M&K Junction Railroad

M&K Junction Railroad
Another train of eastbound coal crosses the Cheat River

Monday, November 9, 2009

Up Cranberry Grade

In July of 2008 my brother in law was visiting with his family and looking at the progress of my layout thus far when he made some comment to the effect that "I wonder why all the layouts that I see have no turns in them?" Now I don't know what layouts he was talking about since most layouts have too many turns. But I took it as a thinly veiled reference to my layout; yet I still managed to hold my tongue.

However, the incident spurred me to start the first section of the three tracks up Cranberry grade with a projected completion date of before Christmas. Cranberry grade is along the right wall as seen in the track plan. This section would involve building four new benchwork sections and laying out two 90 degree curves and two S-curves.

The radii of the curves on Cranberry are 64", 68.5" and 73". They were originally intended to be 64", 68" and 72" , but when I adopted Atlas switches in the M&K Junction area, I had to adopt their 4.5" center-to-center track spacing. These curves will handle big B&O steam like the EM-1 2-8-8-4 and the S1 2-10-2.

The curves were laid out using a homemade beam compass. At one end of the beam that I made for the beam compass are holes to hold a pencil to draw: the center line of the track; the limit of the roadbed on both sides of the center line; and the limit of the sub roadbed cutout on both sides of the center line. On the other end of the compass beam, and measured from the pencil hole representing the center line of the track, I have holes at 64", 68.5" and 73" that accept the pivot nail on the center column of the beam compass. Using this beam I could draw the five lines representing he 64" radius curve, move the pivot nail to the 68.5" hole and draw those five lines and finally lay out the 73" radius curves in a similar manner.

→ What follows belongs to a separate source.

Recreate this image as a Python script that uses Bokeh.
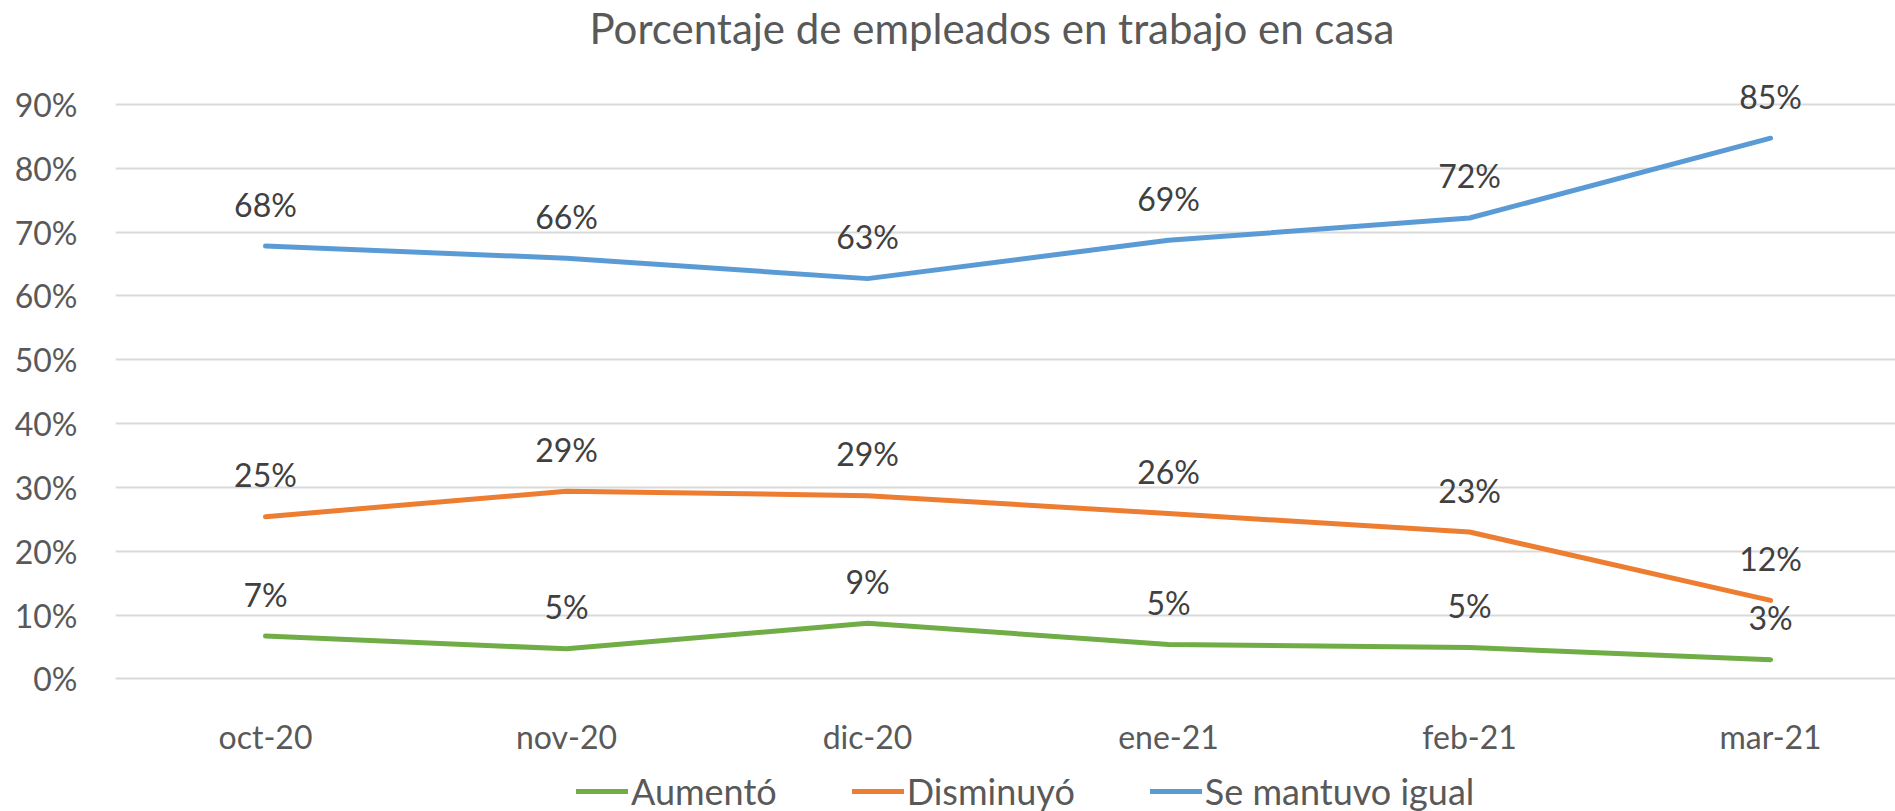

By using a red pencil for the center line, green for the edge of the roadbed and blue for the 'cut-to' line at the edge of the sub roadbed the lines drawn on the plywood sub roadbed do not get too confusing. The picture that follows shows the guidelines laid out for two parallel curved tracks.

The beam compass was aligned square to the tangent (straight) track at the point where the curve was to begin (the Point of Tangency (PT)) then the pivot point of the compass was offset about 3/4 to 1 inch towards the inside of the curve to provide for an offset for an easement. Once positioned to my satisfaction, the pivot point of the beam compass was not moved until all curves in that location were laid out. This kept all curves concentric. I lay out my curves while the plywood sub roadbed is still flat.

All of my curves are eased. I initially tried to lay out easements using a cardboard template actually calculated using the cubic spiral formula. However, even in O scale the offsets calculated using the cubic spiral formula were so small that I worried that the effect on trains would be minimal. So I reverted to using a batten (a thin, narrow strip of wood) to lay out the easements.

Once all of the curves and easements are laid out, I take the plywood sub roadbed outside and cut to the blue lines, which represent the edge of the sub roadbed. Doing the cutting outside eliminates sawdust in the basement. Once the plywood is back on the benchwork, I begin adjusting the risers to the grade, if any.

Here is the track at the start of Cranberry grade.

These tracks are on a 1/2 percent grade which will increase to 2 percent to the left of this scene.

After this first 90 degree curve in the corner of the basement, I had to begin the back-to-back 'S' curves along the short wall of the basement (right hand side in the trackplan). Why such a complicated track arrangement? Because photographs, track diagrams and personal on-the-ground inspection show that there is little straight track on Cranberry Grade, and S-curves are common. A secondary, but very important, reason is to have a scenic attraction at this spot on the layout.

Now S-curves are supposed to be one of the toughest things to do on a model railroad; therefore I proceeded very deliberately. I used the guidelines in John Armstrong's "Track Planning for Realistic Operation" and laid out generous easements into and out of the 'S'. Armstrong reccommends that every S-curve have a section of straight at its center at least as long as the maximum truck center spacing of your longest rolling stock; in my case 85' passenger cars.

But generous easements and long straightaways left little of the sinuous 'S' curvature that would be a scenic attraction. So I minimized the central straightaway as much as I believed that I could get away with. To make sure it would work with the minimal straight sectgion I laid the flextrack on the plywood first and tested each S-curve on all three tracks with a passenger car coupled to a 30' hopper to accentuate the offsets of the couplers (per John Armstrong) to avoid a mistake that would be difficult to correct later.

Well, to make a long story short, by attending to detail it seems to have worked OK. My test trains seem to traverse this section of track quite well. Although I cannot run a through train yet, I run trains forward and reverse along these S curves with no derailments. Here’s a video of such a run (the train appears about 25 seconds into the video)

The train is moving up a 2% grade and rises about 10 inches moving along this section of track.